START Dataset excerpt

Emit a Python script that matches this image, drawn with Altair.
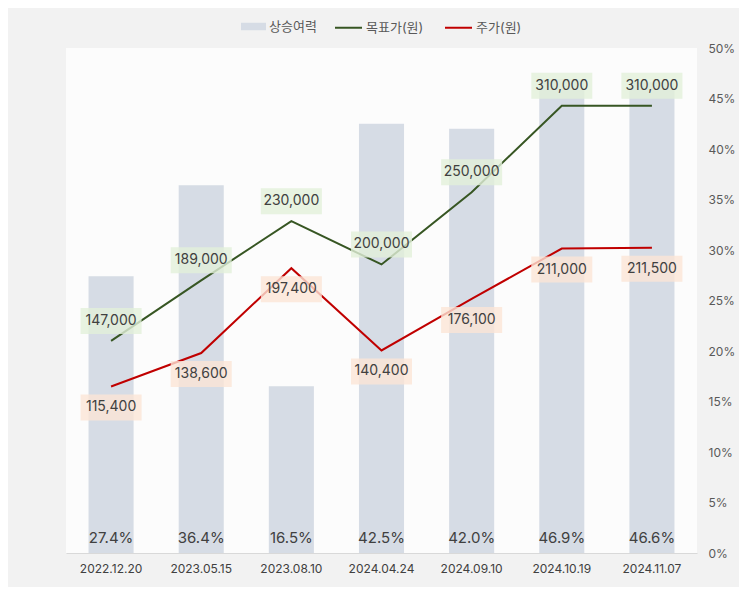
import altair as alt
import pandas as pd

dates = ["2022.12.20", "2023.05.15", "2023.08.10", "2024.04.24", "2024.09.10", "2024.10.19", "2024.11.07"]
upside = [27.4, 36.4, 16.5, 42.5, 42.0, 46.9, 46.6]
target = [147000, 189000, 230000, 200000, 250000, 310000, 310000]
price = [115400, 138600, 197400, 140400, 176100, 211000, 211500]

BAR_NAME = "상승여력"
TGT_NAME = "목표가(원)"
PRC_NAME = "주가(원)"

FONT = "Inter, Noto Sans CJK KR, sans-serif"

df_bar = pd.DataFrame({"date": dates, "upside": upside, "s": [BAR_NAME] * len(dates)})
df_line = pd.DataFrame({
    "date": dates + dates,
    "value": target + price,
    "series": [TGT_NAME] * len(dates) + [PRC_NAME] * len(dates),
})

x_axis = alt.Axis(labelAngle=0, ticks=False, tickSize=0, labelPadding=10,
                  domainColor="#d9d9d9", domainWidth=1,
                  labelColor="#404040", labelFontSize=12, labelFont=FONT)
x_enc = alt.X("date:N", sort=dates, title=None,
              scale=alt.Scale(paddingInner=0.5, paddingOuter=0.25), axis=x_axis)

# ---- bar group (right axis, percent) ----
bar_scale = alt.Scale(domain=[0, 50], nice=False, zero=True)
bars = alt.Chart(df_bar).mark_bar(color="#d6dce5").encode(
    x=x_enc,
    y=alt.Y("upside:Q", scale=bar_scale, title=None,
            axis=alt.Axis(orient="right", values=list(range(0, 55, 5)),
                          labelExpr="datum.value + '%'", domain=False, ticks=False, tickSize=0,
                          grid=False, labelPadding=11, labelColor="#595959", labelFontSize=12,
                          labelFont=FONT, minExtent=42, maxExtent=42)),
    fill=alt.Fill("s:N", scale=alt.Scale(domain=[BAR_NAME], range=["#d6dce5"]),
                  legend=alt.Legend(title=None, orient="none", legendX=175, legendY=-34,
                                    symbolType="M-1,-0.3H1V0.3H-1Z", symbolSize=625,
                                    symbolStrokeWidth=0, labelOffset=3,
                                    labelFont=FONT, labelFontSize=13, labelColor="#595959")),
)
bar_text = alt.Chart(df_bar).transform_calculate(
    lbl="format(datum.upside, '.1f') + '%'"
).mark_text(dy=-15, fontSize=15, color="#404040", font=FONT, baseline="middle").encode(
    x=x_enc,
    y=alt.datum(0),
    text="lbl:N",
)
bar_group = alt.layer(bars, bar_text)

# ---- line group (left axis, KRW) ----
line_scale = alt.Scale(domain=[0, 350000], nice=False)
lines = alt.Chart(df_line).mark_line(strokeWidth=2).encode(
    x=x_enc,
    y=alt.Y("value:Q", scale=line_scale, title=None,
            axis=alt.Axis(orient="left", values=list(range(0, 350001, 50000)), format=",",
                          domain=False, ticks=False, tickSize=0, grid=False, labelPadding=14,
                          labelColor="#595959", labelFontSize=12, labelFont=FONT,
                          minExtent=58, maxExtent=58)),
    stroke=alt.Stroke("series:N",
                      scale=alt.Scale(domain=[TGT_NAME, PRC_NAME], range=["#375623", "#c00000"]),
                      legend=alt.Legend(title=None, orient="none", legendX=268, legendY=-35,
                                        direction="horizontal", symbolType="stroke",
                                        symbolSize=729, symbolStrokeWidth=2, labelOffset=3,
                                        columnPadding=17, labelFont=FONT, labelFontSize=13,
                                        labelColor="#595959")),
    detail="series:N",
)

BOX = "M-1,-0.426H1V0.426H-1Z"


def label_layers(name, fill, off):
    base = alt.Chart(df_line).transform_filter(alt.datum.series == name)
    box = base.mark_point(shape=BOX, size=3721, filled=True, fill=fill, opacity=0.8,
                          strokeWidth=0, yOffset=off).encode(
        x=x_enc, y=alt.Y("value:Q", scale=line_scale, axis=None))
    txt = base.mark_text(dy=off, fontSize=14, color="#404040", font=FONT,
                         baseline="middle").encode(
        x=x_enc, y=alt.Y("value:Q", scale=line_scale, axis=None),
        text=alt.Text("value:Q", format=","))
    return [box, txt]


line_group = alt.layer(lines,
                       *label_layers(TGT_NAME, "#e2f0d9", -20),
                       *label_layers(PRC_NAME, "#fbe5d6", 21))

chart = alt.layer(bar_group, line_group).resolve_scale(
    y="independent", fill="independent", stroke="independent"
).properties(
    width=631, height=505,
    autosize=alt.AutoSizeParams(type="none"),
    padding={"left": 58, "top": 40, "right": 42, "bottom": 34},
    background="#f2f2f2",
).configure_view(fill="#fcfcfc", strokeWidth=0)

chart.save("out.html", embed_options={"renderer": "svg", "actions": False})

END Dataset excerpt

** Set exercise **
Write out exactly the lines between the start of the data and the line with "Noto Sans CJK", including both, but none of the pictures.

** Answer to the exercise **
Emit a Python script that matches this image, drawn with Altair.
import altair as alt
import pandas as pd

dates = ["2022.12.20", "2023.05.15", "2023.08.10", "2024.04.24", "2024.09.10", "2024.10.19", "2024.11.07"]
upside = [27.4, 36.4, 16.5, 42.5, 42.0, 46.9, 46.6]
target = [147000, 189000, 230000, 200000, 250000, 310000, 310000]
price = [115400, 138600, 197400, 140400, 176100, 211000, 211500]

BAR_NAME = "상승여력"
TGT_NAME = "목표가(원)"
PRC_NAME = "주가(원)"

FONT = "Inter, Noto Sans CJK KR, sans-serif"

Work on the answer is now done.